### DIRECTIVE
Copy exactly the lines that run from the top of the listing to the line containing "stress_10 = [0, 6.0, 11.5, 16.5, 20.8, 24.2]", both ends included, and omit the pictures.

------------------------

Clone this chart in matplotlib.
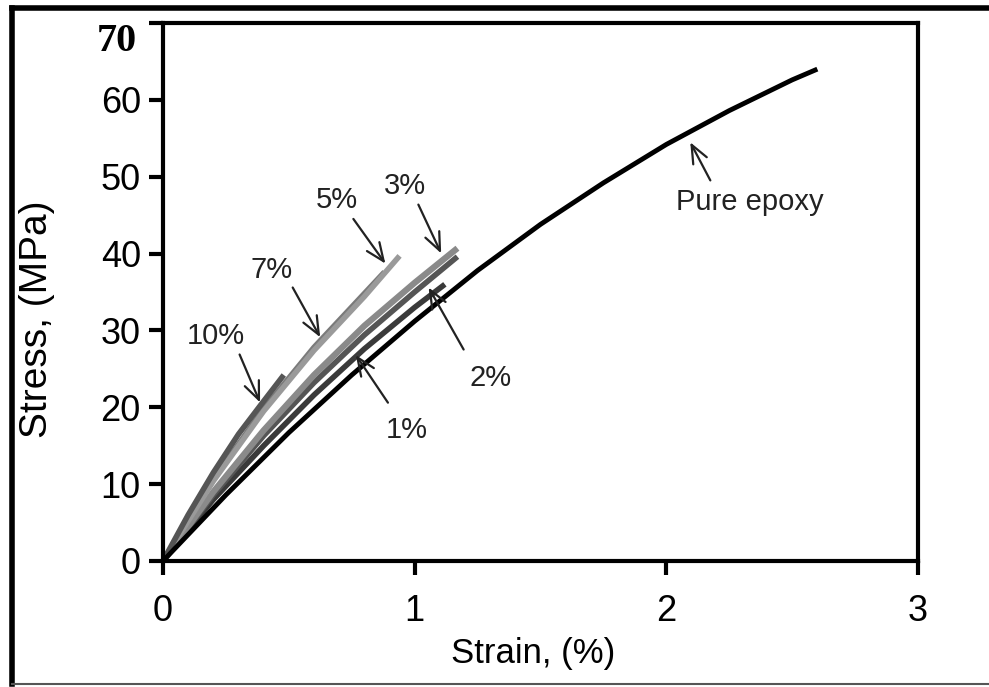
import matplotlib.pyplot as plt
from matplotlib.lines import Line2D

plt.rcParams['font.family'] = ['Liberation Sans', 'DejaVu Sans']

# Stress-strain curves, strain in %, stress in MPa
strain_pure = [0, 0.25, 0.5, 0.75, 1.0, 1.25, 1.5, 1.75, 2.0, 2.25, 2.5, 2.6]
stress_pure = [0, 8.6, 16.7, 24.2, 31.2, 37.8, 43.8, 49.2, 54.2, 58.6, 62.6, 64.0]

strain_1 = [0, 0.2, 0.4, 0.6, 0.8, 1.0, 1.12]
stress_1 = [0, 8.0, 15.0, 21.6, 27.6, 33.0, 36.0]

strain_2 = [0, 0.2, 0.4, 0.6, 0.8, 1.0, 1.17]
stress_2 = [0, 8.6, 16.3, 23.2, 29.4, 35.0, 39.6]

strain_3 = [0, 0.2, 0.4, 0.6, 0.8, 1.0, 1.17]
stress_3 = [0, 9.0, 17.0, 24.2, 30.6, 36.2, 40.7]

strain_5 = [0, 0.2, 0.4, 0.6, 0.8, 0.94]
stress_5 = [0, 10.4, 19.5, 27.4, 34.4, 39.7]

strain_7 = [0, 0.2, 0.4, 0.6, 0.8, 0.88]
stress_7 = [0, 10.6, 19.8, 27.8, 34.8, 37.6]

strain_10 = [0, 0.1, 0.2, 0.3, 0.4, 0.48]
stress_10 = [0, 6.0, 11.5, 16.5, 20.8, 24.2]

# label, text position, arrow tail, arrow tip
labels = ['10%', '7%', '5%', '3%', '2%', '1%', 'Pure epoxy']
text_xy = [(0.21, 29.3), (0.43, 37.9), (0.69, 47.0), (0.96, 48.8),
           (1.30, 23.8), (0.97, 17.1), (2.33, 46.7)]
tail_xy = [(0.30, 27.2), (0.51, 35.9), (0.75, 44.8), (1.01, 46.7),
           (1.20, 27.2), (0.90, 20.3), (2.18, 49.2)]
tip_xy = [(0.39, 20.3), (0.63, 28.8), (0.89, 38.4), (1.11, 39.7),
          (1.05, 35.9), (0.76, 27.1), (2.09, 54.8)]

fig = plt.figure(figsize=(9.89, 6.87), dpi=100)
ax = fig.add_axes([163 / 989, 1 - 561 / 687, (918 - 163) / 989, (561 - 23) / 687])

ax.plot(strain_1, stress_1, color='#3a3a3a', lw=4, solid_capstyle='butt')
ax.plot(strain_2, stress_2, color='#555555', lw=4, solid_capstyle='butt')
ax.plot(strain_3, stress_3, color='#8a8a8a', lw=4.5, solid_capstyle='butt')
ax.plot(strain_7, stress_7, color='#7a7a7a', lw=4, solid_capstyle='butt')
ax.plot(strain_5, stress_5, color='#9a9a9a', lw=4, solid_capstyle='butt')
ax.plot(strain_10, stress_10, color='#555555', lw=4, solid_capstyle='butt')
ax.plot(strain_pure, stress_pure, color='black', lw=3.5, solid_capstyle='butt')

for lab, txy, a, b in zip(labels, text_xy, tail_xy, tip_xy):
    ax.annotate('', xy=b, xytext=a,
                arrowprops=dict(arrowstyle='->,head_length=1.3,head_width=0.55',
                                color='#222222', lw=1.6))
    ax.text(txy[0], txy[1], lab, fontsize=21, ha='center', va='center', color='#222222')

ax.set_xlim(0, 3)
ax.set_ylim(0, 70)
ax.set_xticks([0, 1, 2, 3])
ax.set_yticks([0, 10, 20, 30, 40, 50, 60, 70])
ax.set_yticklabels(['0', '10', '20', '30', '40', '50', '60', ''])
ax.tick_params(axis='both', direction='out', length=10, width=3, labelsize=26, pad=6)
ax.tick_params(axis='x', pad=14)
for s in ax.spines.values():
    s.set_linewidth(3)

# the top tick label is set in a serif face
ax.text(-0.035, 70, '70', transform=ax.get_yaxis_transform(), ha='right', va='top',
        fontsize=29, fontweight='bold', family='Liberation Serif')

ax.set_xlabel('Strain, (%)', fontsize=25)
ax.set_ylabel('Stress, (MPa)', fontsize=28)
ax.xaxis.set_label_coords(0.49, -0.142)
ax.yaxis.set_label_coords(-0.143, 0.45)

# outer frame
fig.add_artist(Line2D([12 / 989, 12 / 989], [1 - 8 / 687, 1 - 684 / 687], transform=fig.transFigure, color='black', lw=4))
fig.add_artist(Line2D([12 / 989, 1], [1 - 8 / 687, 1 - 8 / 687], transform=fig.transFigure, color='black', lw=4))
fig.add_artist(Line2D([12 / 989, 1], [1 - 684 / 687, 1 - 684 / 687], transform=fig.transFigure, color='#555555', lw=1.5))

fig.savefig('out.png', dpi=100)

------------------------

### FULL ANSWER
Clone this chart in matplotlib.
import matplotlib.pyplot as plt
from matplotlib.lines import Line2D

plt.rcParams['font.family'] = ['Liberation Sans', 'DejaVu Sans']

# Stress-strain curves, strain in %, stress in MPa
strain_pure = [0, 0.25, 0.5, 0.75, 1.0, 1.25, 1.5, 1.75, 2.0, 2.25, 2.5, 2.6]
stress_pure = [0, 8.6, 16.7, 24.2, 31.2, 37.8, 43.8, 49.2, 54.2, 58.6, 62.6, 64.0]

strain_1 = [0, 0.2, 0.4, 0.6, 0.8, 1.0, 1.12]
stress_1 = [0, 8.0, 15.0, 21.6, 27.6, 33.0, 36.0]

strain_2 = [0, 0.2, 0.4, 0.6, 0.8, 1.0, 1.17]
stress_2 = [0, 8.6, 16.3, 23.2, 29.4, 35.0, 39.6]

strain_3 = [0, 0.2, 0.4, 0.6, 0.8, 1.0, 1.17]
stress_3 = [0, 9.0, 17.0, 24.2, 30.6, 36.2, 40.7]

strain_5 = [0, 0.2, 0.4, 0.6, 0.8, 0.94]
stress_5 = [0, 10.4, 19.5, 27.4, 34.4, 39.7]

strain_7 = [0, 0.2, 0.4, 0.6, 0.8, 0.88]
stress_7 = [0, 10.6, 19.8, 27.8, 34.8, 37.6]

strain_10 = [0, 0.1, 0.2, 0.3, 0.4, 0.48]
stress_10 = [0, 6.0, 11.5, 16.5, 20.8, 24.2]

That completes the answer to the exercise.